TORONTO – Parola d’ordine: è colpa dell’altro. Nel caos in cui si trova il settore scolastico dell’Ontario, caratterizzato da accuse, veleni, polemiche, denunce, ripicche e divisioni, abbiamo assistito al più classico gioco dello scaricabarile sulle responsabilità di una situazione che sta diventando insostenibile, specialmente nel Toronto Catholic District School Board. Per cercare di capire cosa stia succedendo, dobbiamo per forza di cose partire da un dato di fatto: a partire dal 12 ottobre c’è stato un accorpamento di decine di classi in moltissime scuole del provveditorato cattolico, con l’aumento conseguente del numero degli studenti nelle singole aule.
Ora, non dovrebbe servire una laurea in fisica quantistica per intuire che non si tratta di una buona idea, specialmente durante la quarta ondata della pandemia, con i bambini dai 5 agli 11 anni che ancora non possono essere vaccinati e con numero sempre maggiore di studenti e personale scolastico contagiato dal Covid-19.
Ma chi ha deciso di alzare il limite massimo di alunni per classe? Qui si entra nel più classico gioco del rimpallo delle responsabilità. Il provveditorato sostiene di aver avallato l’accorpamento delle classi seguendo le direttive del ministro dell’Istruzione pubblica. Il quale, attraverso la sua portavoce, ha dichiarato al Corriere Canadese che è di totale competenza dei provveditorati la gestione del numero degli alunni in aula con il conseguente possibile accorpamento di una o più classi. Il TCDSB, dopo aver deciso di tornare a una distribuzione degli studenti sostanzialmente pre pandemica, ha inviato il 12 ottobre una lettera al ministro Stephen Lecce, firmata dal Chair Joe Martino, chiedendo nuovi stanziamenti “per mitigare l’impatto della riorganizzazione delle classi”.
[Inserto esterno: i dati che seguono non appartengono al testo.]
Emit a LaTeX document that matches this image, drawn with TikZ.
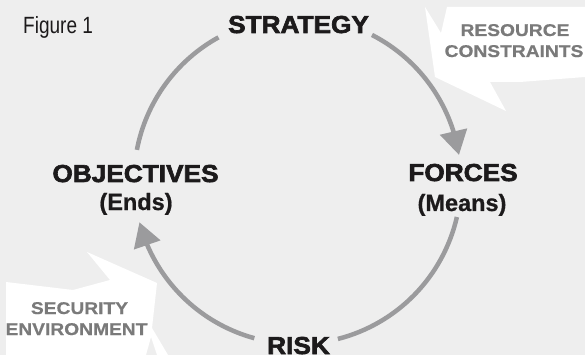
\documentclass[tikz,border=0pt]{standalone}
\usepackage{fontspec}
\setmainfont{Liberation Sans}
\newfontfamily\heavyfont{Liberation Sans Bold}[FakeBold=2.6,FakeStretch=1.07]
\newfontfamily\boldsans{Liberation Sans Bold}[FakeBold=0.8]
\newfontfamily\narrowsans{Liberation Sans}[FakeStretch=0.81]
\newfontfamily\widebold{Liberation Sans Bold}[FakeBold=0.6,FakeStretch=1.13]
\usetikzlibrary{arrows.meta,bending,calc}

\definecolor{bg}{HTML}{EEEEEE}
\definecolor{ring}{HTML}{9B9B9D}
\definecolor{ink}{HTML}{1C1A1B}
\definecolor{notegray}{HTML}{7A7A7A}

\begin{document}
\begin{tikzpicture}[x=1pt,y=-1pt,
  title/.style={font=\heavyfont\fontsize{24.5}{28}\selectfont, text=ink, inner sep=0pt, anchor=base},
  subtitle/.style={font=\boldsans\fontsize{23.5}{28}\selectfont, text=ink, inner sep=0pt, anchor=base},
  figlabel/.style={font=\narrowsans\fontsize{23.5}{28}\selectfont, text=ink, inner sep=0pt, anchor=base west},
  notetext/.style={font=\widebold\fontsize{17}{20}\selectfont, text=notegray, inner sep=0pt, anchor=base},
  callout/.style={fill=white, draw=none},
  ringline/.style={draw=ring, line width=4.5pt},
  ringarrow/.style={ringline, -{Triangle[length=24pt,width=27pt]}}
]
% background
\fill[bg] (0,0) rectangle (585,355);
\useasboundingbox (0,0) rectangle (585,355);

% callout shapes
\fill[callout] (425,7) -- (441,33) -- (447,7) -- (585,7) -- (585,77)
  -- (520,82) -- (490,82) -- (506,111) -- (435,77) -- cycle;
\fill[callout] (6,282) -- (73,290) -- (110,280) -- (87,252) -- (157,283)
  -- (152,328) -- (168,355) -- (157,355) -- (151,337) -- (146,355)
  -- (6,355) -- cycle;

% callout texts
\node[notetext] (resource) at (515,36) {RESOURCE};
\node[notetext] (constraints) at (514,57) {CONSTRAINTS};
\node[notetext] (security) at (79.5,314) {SECURITY};
\node[notetext] (environment) at (76.5,335) {ENVIRONMENT};

% caption
\node[figlabel] (fig) at (23,34) {Figure 1};

% the four stations of the cycle
\node[title] (strategy) at (298.5,33) {STRATEGY};
\node[title] (objectives) at (135.5,182) {OBJECTIVES};
\node[subtitle] (ends) at (136,210) {(Ends)};
\node[title] (forces) at (463,181) {FORCES};
\node[subtitle] (means) at (462,211) {(Means)};
\node[title] (risk) at (298.5,354) {RISK};

% ring of arcs around a common centre
\coordinate (c) at (297.5,180.5);
\coordinate (a1) at ($(c)+(190.8:163.5)$);
\coordinate (a2) at ($(c)+(-62.9:163.5)$);
\coordinate (a3) at ($(c)+(12.9:163.5)$);
\coordinate (a4) at ($(c)+(105.3:163.5)$);
\draw[ringline] (a1) arc[start angle=190.8, end angle=241.1, radius=163.5];
\draw[ringarrow] (a2) arc[start angle=-62.9, end angle=-9.0, radius=163.5];
\draw[ringline] (a3) arc[start angle=12.9, end angle=75.7, radius=163.5];
\draw[ringarrow] (a4) arc[start angle=105.3, end angle=165.2, radius=163.5];
\end{tikzpicture}
\end{document}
Nel bel mezzo di questa querelle istituzionale, dove il Toronto Public Health e il Science Table provinciale sono strattonati da una parte e dall’altra, si sono ritrovati i genitori, che hanno assistito impotenti a questa fallimentare strategia di difesa e contenimento del contagio nelle scuole e, dopo il danno la beffa, che hanno dovuto vedere i figli tornare in classi ultra affollate, a volte con più di 30 studenti.
Negli ultimi giorni è scattata la protesta, ultima delle quali il 12 ottobre davanti a Queen’s Park, contro il ministero della Pubblica istruzione e contro il provveditorato per il loro sostanziale immobilismo di fronte a questa situazione d’emergenza.
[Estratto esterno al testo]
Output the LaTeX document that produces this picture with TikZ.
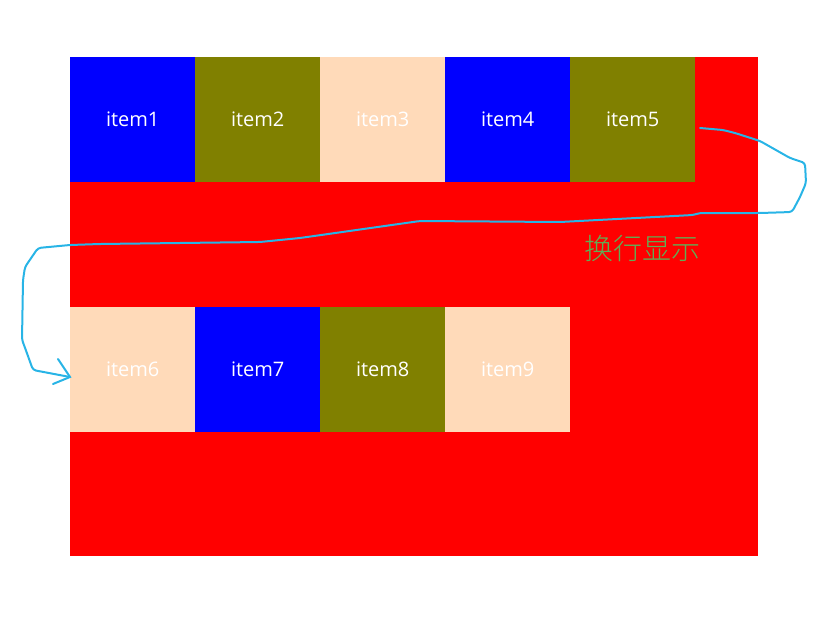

Ma siccome non ci facciamo mancare proprio nulla in questa grottesca commedia degli equivoci, proprio in quella manifestazione si è arrivati al paradosso.
Tra i genitori che stavano manifestando si è infiltrato pure un fiduciario del Board cattolico, Norm Di Pasquale, noto alle cronache politiche per essere riuscito nella titanica impresa di perdere alle elezioni del 20 settembre – come candidato dell’Ndp – contro Kevin Vuong, candidato ripudiato dal Partito Liberale per via di passate accuse di molestie sessuali. Con il fiduciario c’erano anche il ministro neodemocratico ombra dell’Istruzione Marit Stiles e l’mpp Tom Rakocevic.
Giustamente c’è chi si chiede in quale veste Di Pasquale fosse andato alla manifestazione: come trustee o come politico di partito? Nel primo caso, ci troveremmo nella contraddizione di fondo di una protesta fatta dal componente di un’organizzazione sostenuta da fondi pubblici – il provveditorato – che manifesta contro le decisioni prese dalla stessa organizzazione di cui fa parte: in una foto, che pubblichiamo, è in posa con alcuni genitori e in un cartello si legge, a chiare lettere, “Famiglie tradite dal TCDSB” (qui sotto). Nel secondo caso, ci troveremmo di fronte a un politico – per ora mancato – che utilizza la sua carica stipendiata dai contribuenti per finalità partitiche.
Ma d’altro canto non dovremmo nemmeno stupirci troppo che la situazione nelle scuole del TCDSB e dell’Ontario in generale sia così caotica, se teniamo conto che nei provveditorati la scorsa estate c’è chi ha pensato più alla campagna elettorale che alla stesura di linee guida, protocolli e regole di sicurezza contro il contagio di Covid-19.
Salvo poi puntare il dito contro altri, addossando responsabilità e andando a strumentalizzare la legittima protesta di chi vede i propri figli ammassati senza alcuna remora in classi pollaio, lasciando la porta aperta al contagio. Ma non importa, la parola d’ordine resta sempre la stessa: la colpa è dell’altro.